__Task details__: Look for the line containing "Rebuild this chart" and the line containing "var feedingWindow = [5, 9];"; retype them and all lines between, exactly, and leave out the pictures.

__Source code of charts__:
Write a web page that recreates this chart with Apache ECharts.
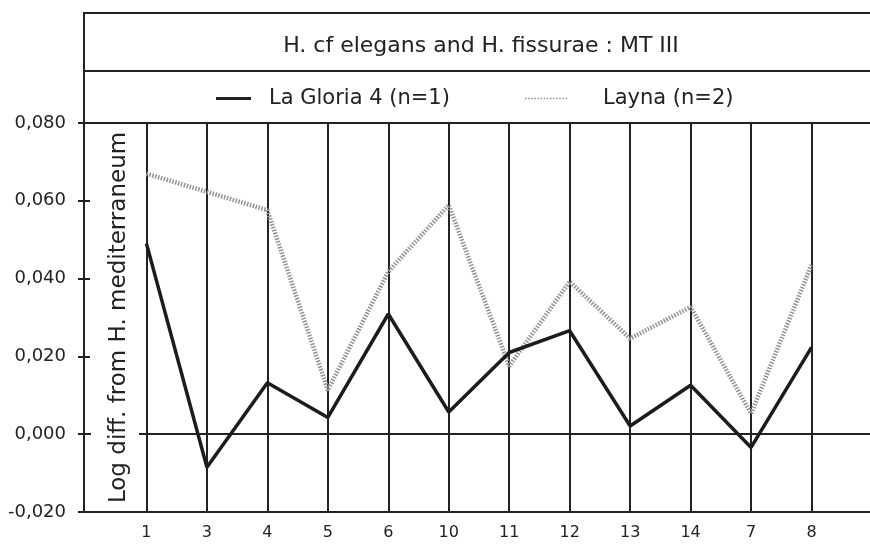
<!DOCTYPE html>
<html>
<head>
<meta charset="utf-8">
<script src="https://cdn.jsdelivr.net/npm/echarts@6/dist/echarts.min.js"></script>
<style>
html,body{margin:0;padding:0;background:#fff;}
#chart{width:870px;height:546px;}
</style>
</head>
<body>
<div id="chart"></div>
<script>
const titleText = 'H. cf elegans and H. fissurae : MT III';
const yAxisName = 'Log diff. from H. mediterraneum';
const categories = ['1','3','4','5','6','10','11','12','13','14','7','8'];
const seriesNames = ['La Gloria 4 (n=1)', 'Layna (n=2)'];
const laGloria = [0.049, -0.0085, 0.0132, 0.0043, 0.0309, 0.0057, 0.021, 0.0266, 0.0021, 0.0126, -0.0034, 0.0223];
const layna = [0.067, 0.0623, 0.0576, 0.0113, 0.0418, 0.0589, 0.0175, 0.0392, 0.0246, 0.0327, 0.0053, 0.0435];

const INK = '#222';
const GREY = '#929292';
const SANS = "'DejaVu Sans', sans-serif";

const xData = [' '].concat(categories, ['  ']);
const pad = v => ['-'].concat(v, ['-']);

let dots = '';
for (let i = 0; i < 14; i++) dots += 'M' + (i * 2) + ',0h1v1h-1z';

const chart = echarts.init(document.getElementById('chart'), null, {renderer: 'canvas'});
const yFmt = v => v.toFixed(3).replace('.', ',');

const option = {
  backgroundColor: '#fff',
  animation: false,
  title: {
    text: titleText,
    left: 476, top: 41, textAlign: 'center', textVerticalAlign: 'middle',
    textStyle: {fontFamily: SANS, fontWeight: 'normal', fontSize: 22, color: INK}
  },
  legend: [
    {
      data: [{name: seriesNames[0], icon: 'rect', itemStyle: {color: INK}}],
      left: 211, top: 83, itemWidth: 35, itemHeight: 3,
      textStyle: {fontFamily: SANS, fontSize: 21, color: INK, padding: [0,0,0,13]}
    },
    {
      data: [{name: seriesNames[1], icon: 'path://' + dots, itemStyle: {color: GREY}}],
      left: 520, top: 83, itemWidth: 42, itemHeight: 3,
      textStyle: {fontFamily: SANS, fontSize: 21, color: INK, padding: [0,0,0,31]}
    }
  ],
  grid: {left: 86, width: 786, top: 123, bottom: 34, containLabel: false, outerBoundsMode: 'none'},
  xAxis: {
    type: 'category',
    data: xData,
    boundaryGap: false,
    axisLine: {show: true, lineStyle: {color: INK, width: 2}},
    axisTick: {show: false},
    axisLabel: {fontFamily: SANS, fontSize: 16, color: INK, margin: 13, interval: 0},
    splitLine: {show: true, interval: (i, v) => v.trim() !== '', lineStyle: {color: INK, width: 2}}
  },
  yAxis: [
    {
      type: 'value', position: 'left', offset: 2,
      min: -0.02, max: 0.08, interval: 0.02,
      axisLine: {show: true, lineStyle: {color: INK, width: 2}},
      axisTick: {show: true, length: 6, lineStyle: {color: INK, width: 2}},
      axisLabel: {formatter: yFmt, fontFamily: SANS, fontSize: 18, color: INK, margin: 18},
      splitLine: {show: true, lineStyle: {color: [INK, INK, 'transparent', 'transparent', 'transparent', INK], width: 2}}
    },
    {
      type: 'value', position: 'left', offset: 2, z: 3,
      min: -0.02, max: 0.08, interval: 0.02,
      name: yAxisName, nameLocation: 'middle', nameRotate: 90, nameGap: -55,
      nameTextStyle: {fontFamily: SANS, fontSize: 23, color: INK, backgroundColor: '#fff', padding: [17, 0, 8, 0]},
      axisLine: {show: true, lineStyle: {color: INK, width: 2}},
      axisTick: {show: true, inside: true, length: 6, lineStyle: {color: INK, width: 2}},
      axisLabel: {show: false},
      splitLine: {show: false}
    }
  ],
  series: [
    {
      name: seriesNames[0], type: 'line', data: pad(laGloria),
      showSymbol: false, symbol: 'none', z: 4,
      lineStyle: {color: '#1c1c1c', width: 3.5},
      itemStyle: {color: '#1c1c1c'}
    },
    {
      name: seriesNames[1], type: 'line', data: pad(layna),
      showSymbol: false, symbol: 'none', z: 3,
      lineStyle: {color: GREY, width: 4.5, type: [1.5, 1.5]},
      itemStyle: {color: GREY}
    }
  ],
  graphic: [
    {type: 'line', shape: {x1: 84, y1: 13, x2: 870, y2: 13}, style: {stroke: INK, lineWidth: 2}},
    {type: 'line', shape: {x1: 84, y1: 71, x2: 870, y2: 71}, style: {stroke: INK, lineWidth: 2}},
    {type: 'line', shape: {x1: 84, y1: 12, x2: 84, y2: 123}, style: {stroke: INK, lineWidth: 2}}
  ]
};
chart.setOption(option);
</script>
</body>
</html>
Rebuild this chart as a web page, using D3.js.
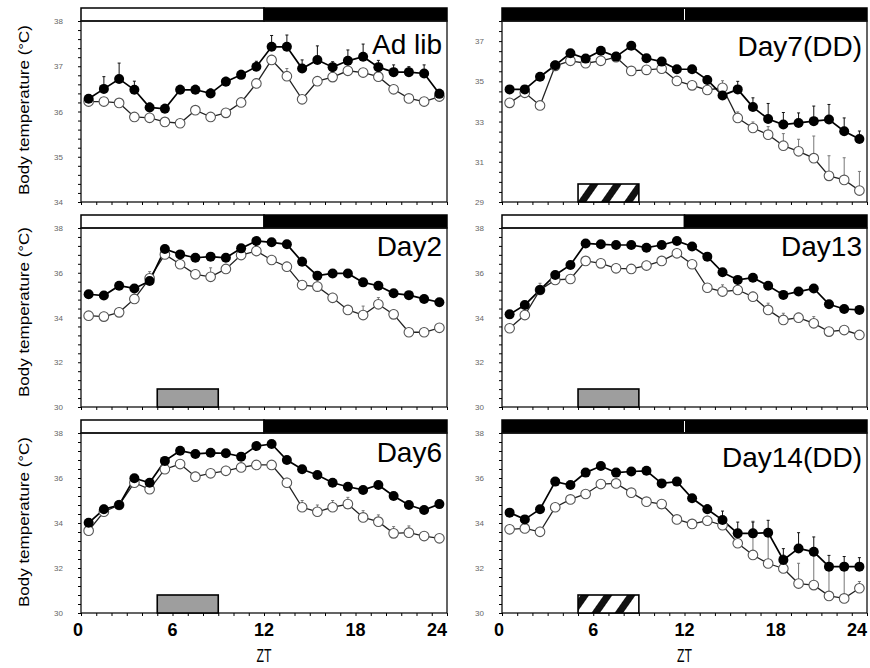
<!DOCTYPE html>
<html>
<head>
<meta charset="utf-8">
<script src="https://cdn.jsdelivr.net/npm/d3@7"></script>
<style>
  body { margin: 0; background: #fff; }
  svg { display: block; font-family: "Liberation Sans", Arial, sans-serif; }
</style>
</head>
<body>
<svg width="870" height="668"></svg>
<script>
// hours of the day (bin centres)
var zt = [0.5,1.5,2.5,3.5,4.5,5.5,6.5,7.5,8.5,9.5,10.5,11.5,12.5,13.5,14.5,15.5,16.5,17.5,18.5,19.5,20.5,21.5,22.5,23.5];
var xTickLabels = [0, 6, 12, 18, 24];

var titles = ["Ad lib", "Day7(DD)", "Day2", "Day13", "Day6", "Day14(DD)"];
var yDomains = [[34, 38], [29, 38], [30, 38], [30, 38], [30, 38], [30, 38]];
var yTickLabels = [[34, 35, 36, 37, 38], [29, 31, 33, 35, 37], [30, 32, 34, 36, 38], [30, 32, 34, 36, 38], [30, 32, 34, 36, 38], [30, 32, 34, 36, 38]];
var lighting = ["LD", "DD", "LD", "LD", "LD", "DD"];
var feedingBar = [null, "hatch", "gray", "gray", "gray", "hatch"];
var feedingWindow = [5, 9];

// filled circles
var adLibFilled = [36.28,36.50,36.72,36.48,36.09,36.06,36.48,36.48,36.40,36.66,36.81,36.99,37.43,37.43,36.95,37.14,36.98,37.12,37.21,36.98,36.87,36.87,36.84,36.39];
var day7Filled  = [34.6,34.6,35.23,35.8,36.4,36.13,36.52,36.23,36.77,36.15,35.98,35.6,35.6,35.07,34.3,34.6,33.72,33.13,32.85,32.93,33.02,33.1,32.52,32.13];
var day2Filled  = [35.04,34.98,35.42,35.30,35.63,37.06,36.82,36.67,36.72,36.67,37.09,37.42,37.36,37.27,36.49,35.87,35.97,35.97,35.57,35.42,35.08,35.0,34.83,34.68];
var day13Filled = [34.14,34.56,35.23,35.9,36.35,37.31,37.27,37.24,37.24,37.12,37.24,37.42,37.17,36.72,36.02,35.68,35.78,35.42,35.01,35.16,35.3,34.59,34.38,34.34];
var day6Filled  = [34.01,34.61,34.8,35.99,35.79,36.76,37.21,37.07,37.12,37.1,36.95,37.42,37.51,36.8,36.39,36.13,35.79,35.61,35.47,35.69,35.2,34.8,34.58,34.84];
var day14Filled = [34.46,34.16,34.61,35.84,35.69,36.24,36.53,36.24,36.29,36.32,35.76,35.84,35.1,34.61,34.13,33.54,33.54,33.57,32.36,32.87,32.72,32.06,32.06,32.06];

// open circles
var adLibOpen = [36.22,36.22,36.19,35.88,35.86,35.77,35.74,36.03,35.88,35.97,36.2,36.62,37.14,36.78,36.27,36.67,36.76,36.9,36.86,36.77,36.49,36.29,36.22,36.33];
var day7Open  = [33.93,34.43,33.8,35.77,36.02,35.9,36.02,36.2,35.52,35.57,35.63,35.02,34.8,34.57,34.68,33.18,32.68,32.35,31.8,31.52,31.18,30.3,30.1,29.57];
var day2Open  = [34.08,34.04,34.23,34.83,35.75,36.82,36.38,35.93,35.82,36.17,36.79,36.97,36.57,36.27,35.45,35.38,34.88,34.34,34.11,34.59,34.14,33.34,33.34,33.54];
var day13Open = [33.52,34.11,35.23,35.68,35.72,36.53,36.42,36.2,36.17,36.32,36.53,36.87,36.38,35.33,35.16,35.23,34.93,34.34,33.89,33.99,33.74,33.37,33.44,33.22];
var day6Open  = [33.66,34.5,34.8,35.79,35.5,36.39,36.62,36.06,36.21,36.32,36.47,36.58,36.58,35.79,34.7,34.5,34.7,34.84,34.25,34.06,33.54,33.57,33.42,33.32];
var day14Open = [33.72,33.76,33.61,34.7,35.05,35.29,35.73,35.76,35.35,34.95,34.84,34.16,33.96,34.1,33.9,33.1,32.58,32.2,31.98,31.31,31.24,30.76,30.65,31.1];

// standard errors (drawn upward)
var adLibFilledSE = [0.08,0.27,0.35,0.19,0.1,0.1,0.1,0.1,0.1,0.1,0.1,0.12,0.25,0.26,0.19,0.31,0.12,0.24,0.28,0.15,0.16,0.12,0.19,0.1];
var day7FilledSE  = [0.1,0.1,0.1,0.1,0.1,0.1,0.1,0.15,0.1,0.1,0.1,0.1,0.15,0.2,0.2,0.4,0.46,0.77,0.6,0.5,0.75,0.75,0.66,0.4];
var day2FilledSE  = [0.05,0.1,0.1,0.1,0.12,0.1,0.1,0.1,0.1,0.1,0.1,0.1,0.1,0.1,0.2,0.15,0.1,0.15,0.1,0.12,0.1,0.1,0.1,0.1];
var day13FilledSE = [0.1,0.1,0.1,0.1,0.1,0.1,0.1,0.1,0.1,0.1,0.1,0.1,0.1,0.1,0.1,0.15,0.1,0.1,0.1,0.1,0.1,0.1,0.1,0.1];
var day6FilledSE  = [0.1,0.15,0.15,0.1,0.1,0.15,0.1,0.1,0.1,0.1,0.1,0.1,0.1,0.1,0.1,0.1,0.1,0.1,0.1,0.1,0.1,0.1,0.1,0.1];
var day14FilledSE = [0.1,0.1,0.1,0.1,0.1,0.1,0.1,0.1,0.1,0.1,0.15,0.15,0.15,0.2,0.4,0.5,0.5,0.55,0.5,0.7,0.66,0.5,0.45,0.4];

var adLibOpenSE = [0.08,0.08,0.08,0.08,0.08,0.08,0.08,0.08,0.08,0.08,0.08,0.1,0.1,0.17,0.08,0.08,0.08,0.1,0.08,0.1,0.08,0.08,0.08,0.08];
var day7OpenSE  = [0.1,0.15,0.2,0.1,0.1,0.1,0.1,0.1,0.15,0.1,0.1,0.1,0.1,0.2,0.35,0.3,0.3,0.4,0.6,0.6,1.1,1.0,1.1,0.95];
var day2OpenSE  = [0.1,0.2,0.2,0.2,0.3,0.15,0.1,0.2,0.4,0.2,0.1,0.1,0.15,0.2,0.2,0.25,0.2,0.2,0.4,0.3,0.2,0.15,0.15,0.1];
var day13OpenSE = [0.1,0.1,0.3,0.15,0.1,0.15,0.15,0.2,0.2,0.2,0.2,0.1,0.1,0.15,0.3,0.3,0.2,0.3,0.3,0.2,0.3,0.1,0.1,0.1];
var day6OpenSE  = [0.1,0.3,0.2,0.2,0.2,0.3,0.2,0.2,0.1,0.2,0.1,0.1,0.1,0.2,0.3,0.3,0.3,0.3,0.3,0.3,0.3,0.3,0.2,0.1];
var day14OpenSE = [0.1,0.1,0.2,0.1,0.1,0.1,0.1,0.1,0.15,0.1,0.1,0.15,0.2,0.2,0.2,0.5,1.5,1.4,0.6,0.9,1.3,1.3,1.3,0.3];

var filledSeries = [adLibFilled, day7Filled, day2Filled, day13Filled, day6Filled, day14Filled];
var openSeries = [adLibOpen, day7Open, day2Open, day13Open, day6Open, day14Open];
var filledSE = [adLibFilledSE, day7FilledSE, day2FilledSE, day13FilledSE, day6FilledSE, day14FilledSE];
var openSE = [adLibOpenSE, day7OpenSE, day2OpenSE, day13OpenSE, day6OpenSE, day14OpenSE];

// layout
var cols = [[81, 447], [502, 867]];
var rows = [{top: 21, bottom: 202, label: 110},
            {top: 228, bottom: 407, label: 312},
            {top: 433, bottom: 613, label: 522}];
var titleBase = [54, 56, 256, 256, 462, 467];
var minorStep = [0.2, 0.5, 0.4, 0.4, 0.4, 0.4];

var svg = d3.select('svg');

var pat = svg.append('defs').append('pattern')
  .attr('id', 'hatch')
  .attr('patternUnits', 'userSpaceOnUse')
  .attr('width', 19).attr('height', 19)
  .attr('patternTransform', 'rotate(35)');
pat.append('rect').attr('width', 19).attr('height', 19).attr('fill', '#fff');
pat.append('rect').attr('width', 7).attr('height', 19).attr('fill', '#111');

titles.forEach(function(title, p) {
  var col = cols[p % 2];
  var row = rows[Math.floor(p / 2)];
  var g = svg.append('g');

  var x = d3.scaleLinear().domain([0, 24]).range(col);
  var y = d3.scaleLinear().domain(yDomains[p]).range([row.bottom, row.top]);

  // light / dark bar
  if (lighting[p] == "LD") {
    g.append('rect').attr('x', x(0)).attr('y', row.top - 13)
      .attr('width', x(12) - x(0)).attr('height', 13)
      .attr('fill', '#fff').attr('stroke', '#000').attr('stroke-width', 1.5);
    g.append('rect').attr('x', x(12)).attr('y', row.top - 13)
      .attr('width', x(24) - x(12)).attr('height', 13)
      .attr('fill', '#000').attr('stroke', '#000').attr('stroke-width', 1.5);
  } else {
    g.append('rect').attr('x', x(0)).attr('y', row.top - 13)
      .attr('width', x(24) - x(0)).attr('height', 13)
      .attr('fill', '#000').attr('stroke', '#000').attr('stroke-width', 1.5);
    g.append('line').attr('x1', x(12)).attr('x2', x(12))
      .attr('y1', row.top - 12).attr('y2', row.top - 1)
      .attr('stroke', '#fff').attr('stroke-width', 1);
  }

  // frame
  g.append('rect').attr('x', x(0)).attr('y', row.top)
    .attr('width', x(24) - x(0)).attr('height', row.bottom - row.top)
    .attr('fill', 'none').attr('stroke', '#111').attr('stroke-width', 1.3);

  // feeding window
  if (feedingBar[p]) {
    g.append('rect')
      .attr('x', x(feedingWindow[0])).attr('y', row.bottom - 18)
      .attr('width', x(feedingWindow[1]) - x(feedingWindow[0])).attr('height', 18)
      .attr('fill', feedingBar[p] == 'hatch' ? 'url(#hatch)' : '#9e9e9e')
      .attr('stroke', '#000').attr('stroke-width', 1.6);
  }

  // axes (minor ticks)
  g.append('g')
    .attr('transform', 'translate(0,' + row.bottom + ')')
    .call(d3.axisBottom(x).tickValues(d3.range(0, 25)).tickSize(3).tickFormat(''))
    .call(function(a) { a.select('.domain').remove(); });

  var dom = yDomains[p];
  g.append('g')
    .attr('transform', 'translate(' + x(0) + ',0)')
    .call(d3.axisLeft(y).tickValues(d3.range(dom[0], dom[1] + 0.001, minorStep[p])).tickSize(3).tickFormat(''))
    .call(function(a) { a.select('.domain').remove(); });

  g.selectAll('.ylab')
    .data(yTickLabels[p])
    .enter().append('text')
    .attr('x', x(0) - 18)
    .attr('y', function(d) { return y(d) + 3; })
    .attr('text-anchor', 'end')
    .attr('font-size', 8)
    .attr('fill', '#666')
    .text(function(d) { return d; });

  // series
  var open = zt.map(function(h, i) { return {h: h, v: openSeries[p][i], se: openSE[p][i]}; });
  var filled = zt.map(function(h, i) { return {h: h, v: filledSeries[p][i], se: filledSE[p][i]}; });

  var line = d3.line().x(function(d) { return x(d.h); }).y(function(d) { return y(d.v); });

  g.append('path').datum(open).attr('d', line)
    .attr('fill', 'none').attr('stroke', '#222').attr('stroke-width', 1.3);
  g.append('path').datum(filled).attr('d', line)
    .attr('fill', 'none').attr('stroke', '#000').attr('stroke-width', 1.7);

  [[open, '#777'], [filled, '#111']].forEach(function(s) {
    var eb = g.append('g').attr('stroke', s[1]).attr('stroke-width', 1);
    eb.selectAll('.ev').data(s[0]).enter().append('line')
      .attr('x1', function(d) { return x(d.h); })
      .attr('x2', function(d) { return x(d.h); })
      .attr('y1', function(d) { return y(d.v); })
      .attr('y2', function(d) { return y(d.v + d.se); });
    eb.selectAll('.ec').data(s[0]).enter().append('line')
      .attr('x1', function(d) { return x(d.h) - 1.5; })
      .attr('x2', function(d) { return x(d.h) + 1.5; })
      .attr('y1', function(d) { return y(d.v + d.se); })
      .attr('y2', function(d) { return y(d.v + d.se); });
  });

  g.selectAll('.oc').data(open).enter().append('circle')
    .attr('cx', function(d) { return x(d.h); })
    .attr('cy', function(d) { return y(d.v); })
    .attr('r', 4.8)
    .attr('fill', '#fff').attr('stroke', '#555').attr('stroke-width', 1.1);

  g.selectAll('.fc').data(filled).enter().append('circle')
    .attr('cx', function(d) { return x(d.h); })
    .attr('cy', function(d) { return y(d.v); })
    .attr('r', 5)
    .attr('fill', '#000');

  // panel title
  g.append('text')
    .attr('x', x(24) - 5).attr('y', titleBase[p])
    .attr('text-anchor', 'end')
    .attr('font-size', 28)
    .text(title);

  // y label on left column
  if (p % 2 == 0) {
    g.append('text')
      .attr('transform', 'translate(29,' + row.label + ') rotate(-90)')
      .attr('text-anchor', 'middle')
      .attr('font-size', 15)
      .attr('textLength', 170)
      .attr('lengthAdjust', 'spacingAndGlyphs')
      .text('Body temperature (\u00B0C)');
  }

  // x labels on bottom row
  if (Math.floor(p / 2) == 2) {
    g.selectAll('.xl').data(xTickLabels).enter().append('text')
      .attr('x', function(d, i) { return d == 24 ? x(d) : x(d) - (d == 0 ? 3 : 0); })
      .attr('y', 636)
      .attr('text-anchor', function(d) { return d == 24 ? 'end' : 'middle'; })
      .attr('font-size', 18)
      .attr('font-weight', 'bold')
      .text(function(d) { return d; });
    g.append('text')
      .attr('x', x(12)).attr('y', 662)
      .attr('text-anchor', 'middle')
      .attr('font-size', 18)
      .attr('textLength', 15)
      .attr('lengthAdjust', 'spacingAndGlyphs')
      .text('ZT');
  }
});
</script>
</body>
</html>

__Solution for this problem__:
Rebuild this chart as a web page, using D3.js.
<!DOCTYPE html>
<html>
<head>
<meta charset="utf-8">
<script src="https://cdn.jsdelivr.net/npm/d3@7"></script>
<style>
  body { margin: 0; background: #fff; }
  svg { display: block; font-family: "Liberation Sans", Arial, sans-serif; }
</style>
</head>
<body>
<svg width="870" height="668"></svg>
<script>
// hours of the day (bin centres)
var zt = [0.5,1.5,2.5,3.5,4.5,5.5,6.5,7.5,8.5,9.5,10.5,11.5,12.5,13.5,14.5,15.5,16.5,17.5,18.5,19.5,20.5,21.5,22.5,23.5];
var xTickLabels = [0, 6, 12, 18, 24];

var titles = ["Ad lib", "Day7(DD)", "Day2", "Day13", "Day6", "Day14(DD)"];
var yDomains = [[34, 38], [29, 38], [30, 38], [30, 38], [30, 38], [30, 38]];
var yTickLabels = [[34, 35, 36, 37, 38], [29, 31, 33, 35, 37], [30, 32, 34, 36, 38], [30, 32, 34, 36, 38], [30, 32, 34, 36, 38], [30, 32, 34, 36, 38]];
var lighting = ["LD", "DD", "LD", "LD", "LD", "DD"];
var feedingBar = [null, "hatch", "gray", "gray", "gray", "hatch"];
var feedingWindow = [5, 9];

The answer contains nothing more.